**DATA**.
>> START

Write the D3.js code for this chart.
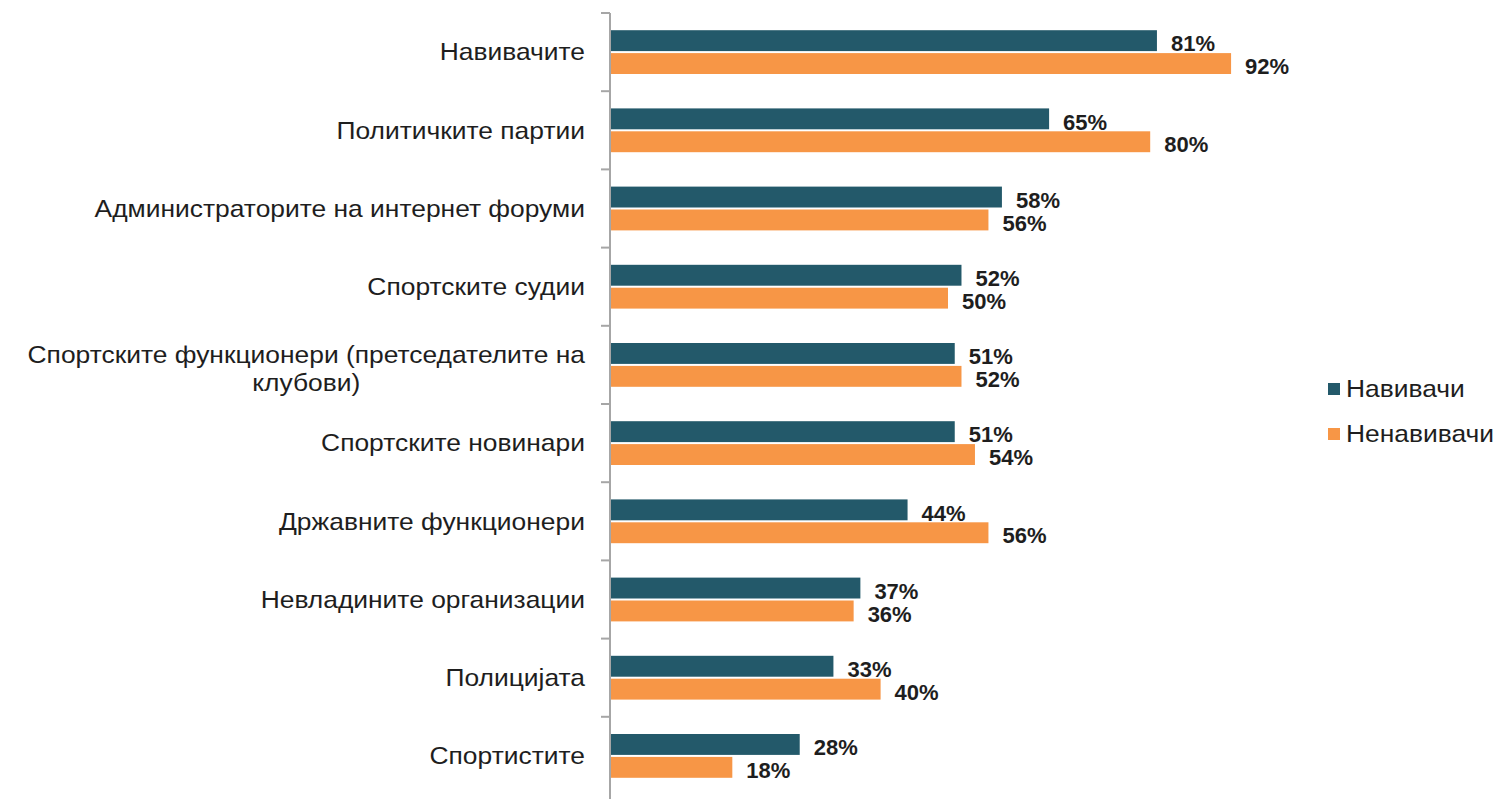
<!DOCTYPE html>
<html>
<head>
<meta charset="utf-8">
<script src="https://cdn.jsdelivr.net/npm/d3@7"></script>
<style>
    body { margin: 0; background: #fff; }
    text { font-family: "Liberation Sans", Arial, sans-serif; fill: #1e1e1e; }
</style>
</head>
<body>
<div id="chart"></div>
<script>
var categories = [
    'Навивачите',
    'Политичките партии',
    'Администраторите на интернет форуми',
    'Спортските судии',
    'Спортските функционери (претседателите на клубови)',
    'Спортските новинари',
    'Државните функционери',
    'Невладините организации',
    'Полицијата',
    'Спортистите'
];
var fans = [81, 65, 58, 52, 51, 51, 44, 37, 33, 28];
var nonFans = [92, 80, 56, 50, 52, 54, 56, 36, 40, 18];
var seriesNames = ['Навивачи', 'Ненавивачи'];
var colors = ['#23596a', '#f79646'];

var width = 1501, height = 799;
var margin = {top: 13, left: 610, bottom: 4};
var labelSize = '24px';
var stretch = 1.1; // the source text is a bit wide

var svg = d3.select('#chart').append('svg')
    .attr('width', width)
    .attr('height', height);

var y = d3.scaleBand()
    .domain(categories)
    .range([margin.top, height - margin.bottom])
    .paddingInner(0.44)
    .paddingOuter(0.22);

var x = d3.scaleLinear()
    .domain([0, 100])
    .range([margin.left + 1, margin.left + 675]);

var rows = categories.map(function (c, i) {
    return {cat: c, values: [fans[i], nonFans[i]]};
});

var barH = y.bandwidth() / 2 - 1;

// bars
var g = svg.selectAll('.row')
    .data(rows)
    .enter()
    .append('g')
    .attr('class', 'row');

g.selectAll('rect')
    .data(function (d) { return d.values.map(function (v, k) { return {cat: d.cat, v: v, k: k}; }); })
    .enter()
    .append('rect')
    .attr('x', x(0))
    .attr('y', function (d) { return y(d.cat) + d.k * (barH + 2); })
    .attr('width', function (d) { return x(d.v) - x(0); })
    .attr('height', barH)
    .style('fill', function (d) { return colors[d.k]; });

// value labels
g.selectAll('.val')
    .data(function (d) { return d.values.map(function (v, k) { return {cat: d.cat, v: v, k: k}; }); })
    .enter()
    .append('text')
    .attr('class', 'val')
    .attr('x', function (d) { return x(d.v) + 14; })
    .attr('y', function (d) { return y(d.cat) + d.k * (barH + 2) + barH / 2 + 3; })
    .attr('dy', '.35em')
    .style('font-size', '22px')
    .style('font-weight', 'bold')
    .text(function (d) { return d.v + '%'; });

// axis line
var bandStep = y.step();
var axis = d3.axisLeft(y).tickSize(0).tickFormat('');
svg.append('g')
    .attr('transform', 'translate(' + margin.left + ',0)')
    .call(axis)
    .select('.domain')
    .attr('d', 'M0,' + margin.top + 'V' + height)
    .style('stroke', '#a6a6a6')
    .style('stroke-width', 2);

// tick marks between categories
var tickYs = categories.map(function (c) { return y(c) - y.paddingInner() * bandStep / 2; });
svg.selectAll('.tk')
    .data(tickYs)
    .enter()
    .append('line')
    .attr('x1', margin.left - 9)
    .attr('x2', margin.left)
    .attr('y1', function (d) { return d; })
    .attr('y2', function (d) { return d; })
    .style('stroke', '#a6a6a6')
    .style('stroke-width', 2);

// category labels (wrapped, right aligned block, centered lines)
var labelRight = 585, maxW = 575 / stretch;
var labels = svg.append('g')
    .attr('transform', 'translate(' + labelRight + ',0) scale(' + stretch + ',1)');
rows.forEach(function (d) {
    var t = labels.append('text')
        .style('font-size', labelSize)
        .attr('text-anchor', 'middle');
    var words = d.cat.split(' '), lines = [], cur = '';
    var probe = svg.append('text').style('font-size', labelSize);
    words.forEach(function (w) {
        var test = cur ? cur + ' ' + w : w;
        probe.text(test);
        if (probe.node().getComputedTextLength() > maxW && cur) {
            lines.push(cur);
            cur = w;
        } else {
            cur = test;
        }
    });
    lines.push(cur);
    probe.text(lines[0]);
    var w0 = probe.node().getComputedTextLength();
    probe.remove();
    var cy = y(d.cat) + y.bandwidth() / 2 - (lines.length - 1) * 10;
    lines.forEach(function (l, i) {
        t.append('tspan')
            .attr('x', -w0 / 2)
            .attr('y', cy + i * 28)
            .attr('dy', '.35em')
            .text(l);
    });
});

// legend
var legend = svg.selectAll('.legend')
    .data(seriesNames)
    .enter()
    .append('g')
    .attr('class', 'legend')
    .attr('transform', function (d, i) { return 'translate(1328,' + (389 + i * 45) + ')'; });

legend.append('rect')
    .attr('x', 0)
    .attr('y', -6)
    .attr('width', 12)
    .attr('height', 12)
    .style('fill', function (d, i) { return colors[i]; });

legend.append('text')
    .attr('transform', 'translate(18,0) scale(' + stretch + ',1)')
    .attr('dy', '.35em')
    .style('font-size', labelSize)
    .text(function (d) { return d; });
</script>
</body>
</html>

>> END

**THE TASK**. Reproduce the material above verbatim; omit every picture.

**EXERCISE RESPONSE**.
Write the D3.js code for this chart.
<!DOCTYPE html>
<html>
<head>
<meta charset="utf-8">
<script src="https://cdn.jsdelivr.net/npm/d3@7"></script>
<style>
    body { margin: 0; background: #fff; }
    text { font-family: "Liberation Sans", Arial, sans-serif; fill: #1e1e1e; }
</style>
</head>
<body>
<div id="chart"></div>
<script>
var categories = [
    'Навивачите',
    'Политичките партии',
    'Администраторите на интернет форуми',
    'Спортските судии',
    'Спортските функционери (претседателите на клубови)',
    'Спортските новинари',
    'Државните функционери',
    'Невладините организации',
    'Полицијата',
    'Спортистите'
];
var fans = [81, 65, 58, 52, 51, 51, 44, 37, 33, 28];
var nonFans = [92, 80, 56, 50, 52, 54, 56, 36, 40, 18];
var seriesNames = ['Навивачи', 'Ненавивачи'];
var colors = ['#23596a', '#f79646'];

var width = 1501, height = 799;
var margin = {top: 13, left: 610, bottom: 4};
var labelSize = '24px';
var stretch = 1.1; // the source text is a bit wide

var svg = d3.select('#chart').append('svg')
    .attr('width', width)
    .attr('height', height);

var y = d3.scaleBand()
    .domain(categories)
    .range([margin.top, height - margin.bottom])
    .paddingInner(0.44)
    .paddingOuter(0.22);

var x = d3.scaleLinear()
    .domain([0, 100])
    .range([margin.left + 1, margin.left + 675]);

var rows = categories.map(function (c, i) {
    return {cat: c, values: [fans[i], nonFans[i]]};
});

var barH = y.bandwidth() / 2 - 1;

// bars
var g = svg.selectAll('.row')
    .data(rows)
    .enter()
    .append('g')
    .attr('class', 'row');

g.selectAll('rect')
    .data(function (d) { return d.values.map(function (v, k) { return {cat: d.cat, v: v, k: k}; }); })
    .enter()
    .append('rect')
    .attr('x', x(0))
    .attr('y', function (d) { return y(d.cat) + d.k * (barH + 2); })
    .attr('width', function (d) { return x(d.v) - x(0); })
    .attr('height', barH)
    .style('fill', function (d) { return colors[d.k]; });

// value labels
g.selectAll('.val')
    .data(function (d) { return d.values.map(function (v, k) { return {cat: d.cat, v: v, k: k}; }); })
    .enter()
    .append('text')
    .attr('class', 'val')
    .attr('x', function (d) { return x(d.v) + 14; })
    .attr('y', function (d) { return y(d.cat) + d.k * (barH + 2) + barH / 2 + 3; })
    .attr('dy', '.35em')
    .style('font-size', '22px')
    .style('font-weight', 'bold')
    .text(function (d) { return d.v + '%'; });

// axis line
var bandStep = y.step();
var axis = d3.axisLeft(y).tickSize(0).tickFormat('');
svg.append('g')
    .attr('transform', 'translate(' + margin.left + ',0)')
    .call(axis)
    .select('.domain')
    .attr('d', 'M0,' + margin.top + 'V' + height)
    .style('stroke', '#a6a6a6')
    .style('stroke-width', 2);

// tick marks between categories
var tickYs = categories.map(function (c) { return y(c) - y.paddingInner() * bandStep / 2; });
svg.selectAll('.tk')
    .data(tickYs)
    .enter()
    .append('line')
    .attr('x1', margin.left - 9)
    .attr('x2', margin.left)
    .attr('y1', function (d) { return d; })
    .attr('y2', function (d) { return d; })
    .style('stroke', '#a6a6a6')
    .style('stroke-width', 2);

// category labels (wrapped, right aligned block, centered lines)
var labelRight = 585, maxW = 575 / stretch;
var labels = svg.append('g')
    .attr('transform', 'translate(' + labelRight + ',0) scale(' + stretch + ',1)');
rows.forEach(function (d) {
    var t = labels.append('text')
        .style('font-size', labelSize)
        .attr('text-anchor', 'middle');
    var words = d.cat.split(' '), lines = [], cur = '';
    var probe = svg.append('text').style('font-size', labelSize);
    words.forEach(function (w) {
        var test = cur ? cur + ' ' + w : w;
        probe.text(test);
        if (probe.node().getComputedTextLength() > maxW && cur) {
            lines.push(cur);
            cur = w;
        } else {
            cur = test;
        }
    });
    lines.push(cur);
    probe.text(lines[0]);
    var w0 = probe.node().getComputedTextLength();
    probe.remove();
    var cy = y(d.cat) + y.bandwidth() / 2 - (lines.length - 1) * 10;
    lines.forEach(function (l, i) {
        t.append('tspan')
            .attr('x', -w0 / 2)
            .attr('y', cy + i * 28)
            .attr('dy', '.35em')
            .text(l);
    });
});

// legend
var legend = svg.selectAll('.legend')
    .data(seriesNames)
    .enter()
    .append('g')
    .attr('class', 'legend')
    .attr('transform', function (d, i) { return 'translate(1328,' + (389 + i * 45) + ')'; });

legend.append('rect')
    .attr('x', 0)
    .attr('y', -6)
    .attr('width', 12)
    .attr('height', 12)
    .style('fill', function (d, i) { return colors[i]; });

legend.append('text')
    .attr('transform', 'translate(18,0) scale(' + stretch + ',1)')
    .attr('dy', '.35em')
    .style('font-size', labelSize)
    .text(function (d) { return d; });
</script>
</body>
</html>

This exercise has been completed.